What's new The Food and Drug Administration gave post-menopausal women a new option for treating osteoporosis last week when it approved Menostar, a skin patch that delivers 14 micrograms of estrogen daily -- half the dose of other estrogen drugs. Each patch, to be sold here by Schering AG's American affiliate, Berlex, lasts a week.

Early promise In a two-year trial, Menostar increased bone density in the spine and hip as well as osteoporosis drugs like Evista (raloxifene) and Fosamax (alendronate). "Giving a tiny amount . . . gives these thirsty bone cells the small drink [of estrogren] that they need," said Steven Cummings, a Menostar investigator and estrogen and osteoporosis expert at San Francisco's California Pacific Research Institute. Menostar has not been shown to reduce fractures, though estrogen is known to do so, said Isaac Schiff, chief of obstetrics and gynecology at Massachusetts General Hospital and head of the American College of Obstetricians and Gynecologists' hormone therapy task force.
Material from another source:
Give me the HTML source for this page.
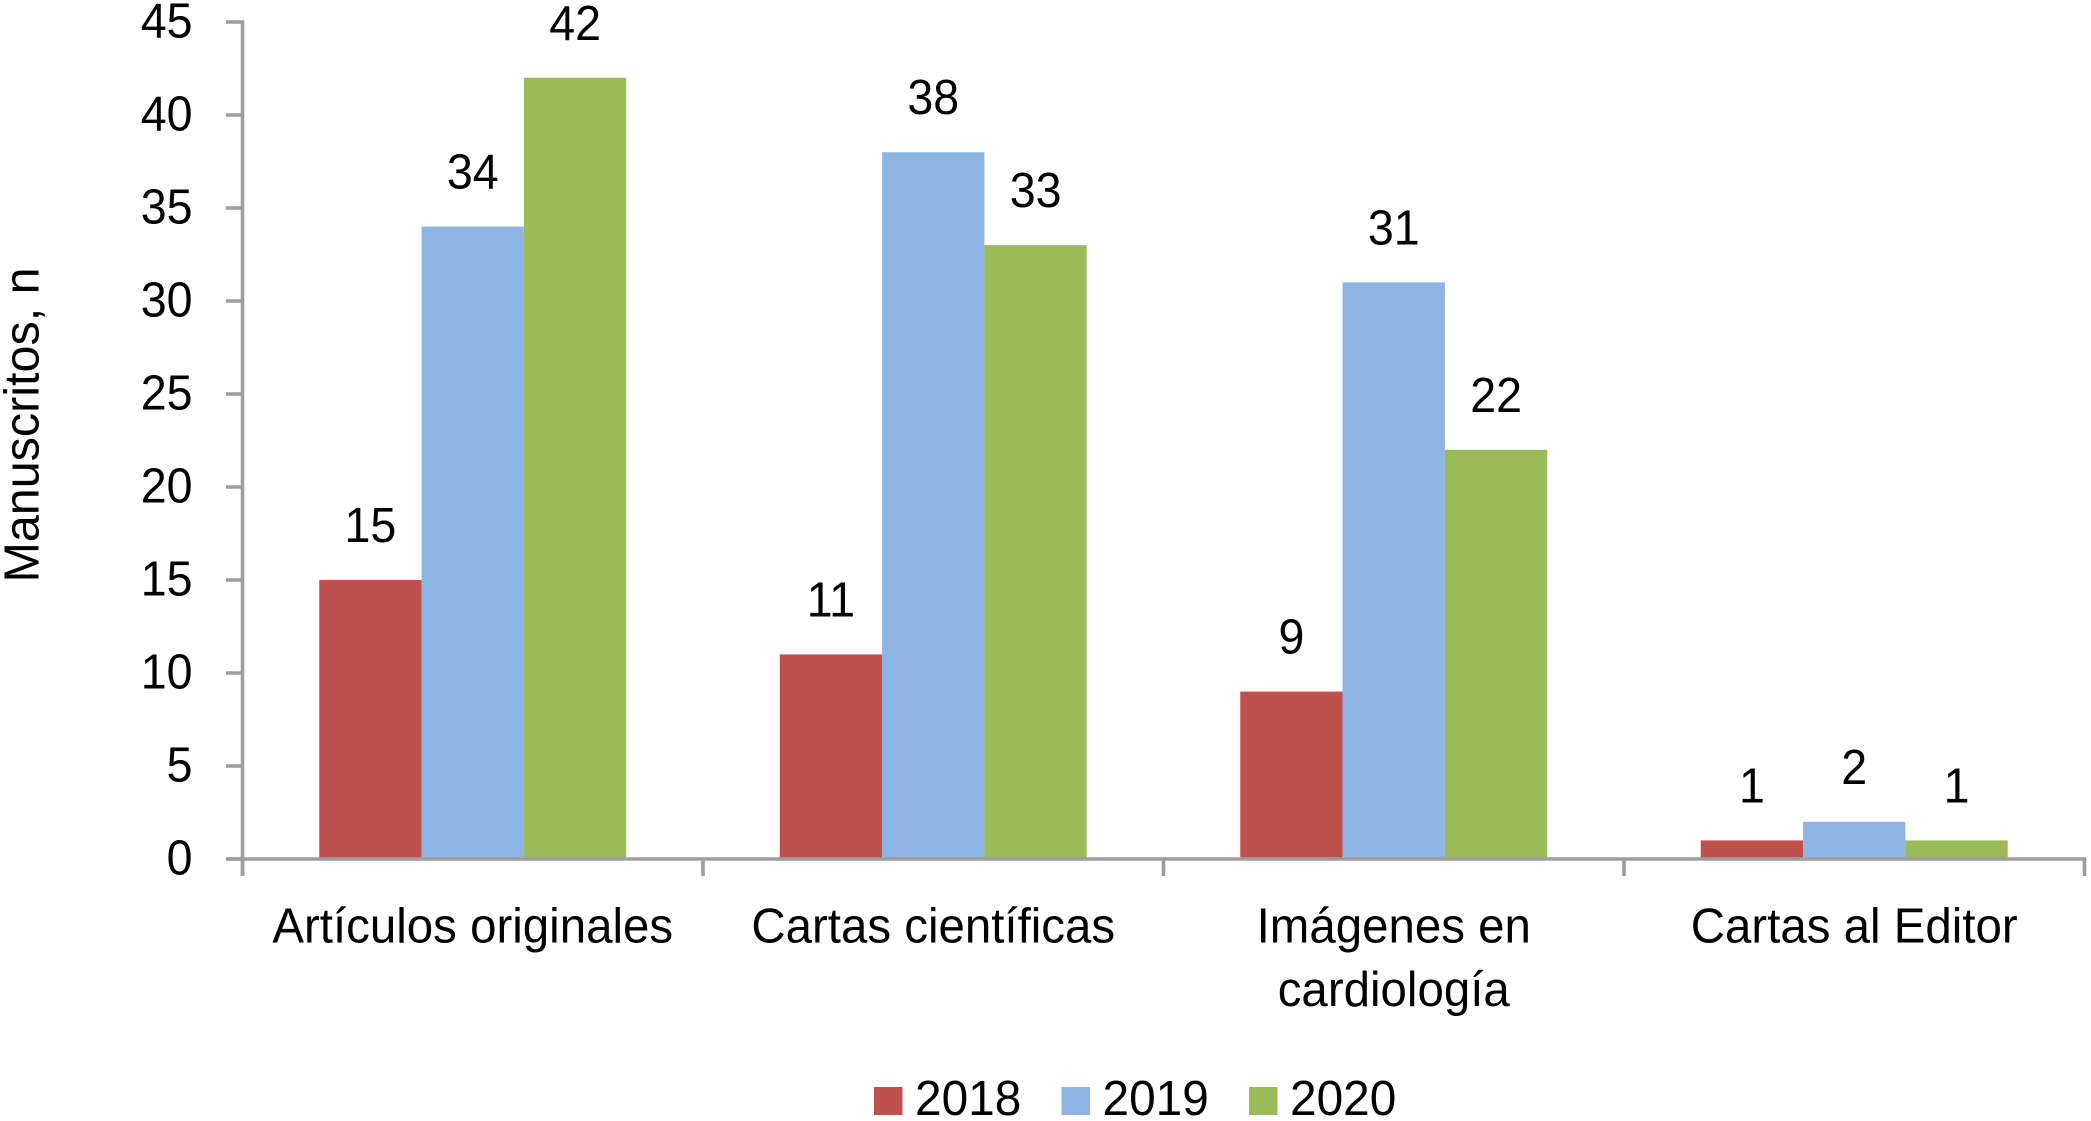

Benefits The patch offers two advantages over other estrogen drugs: its estrogen used -- plant-based estradiol -- is chemically close to that made by the body, and the skin delivery is more efficient. Pills first go through the liver, which absorbs some estrogen and puts out proteins that can lead to side effects like high blood pressure, said Judith Turgeon, an expert on steroid hormone action at the University of California, Davis.

Down the road Theoretically, estrogen's risks -- breast and uterine cancer and stroke -- should be lower with a lower dose, but long-term safety data aren't in yet, said Schiff. To protect against uterine cancer, Berlex recommends that Menostar users who still have a uterus take progestin for two weeks every six to 12 months. Menostar should be available (by prescription) later this summer and is expected to cost less than Evista or the daily formulation of Fosamax, both of which are now priced at about $70 for 30 tablets.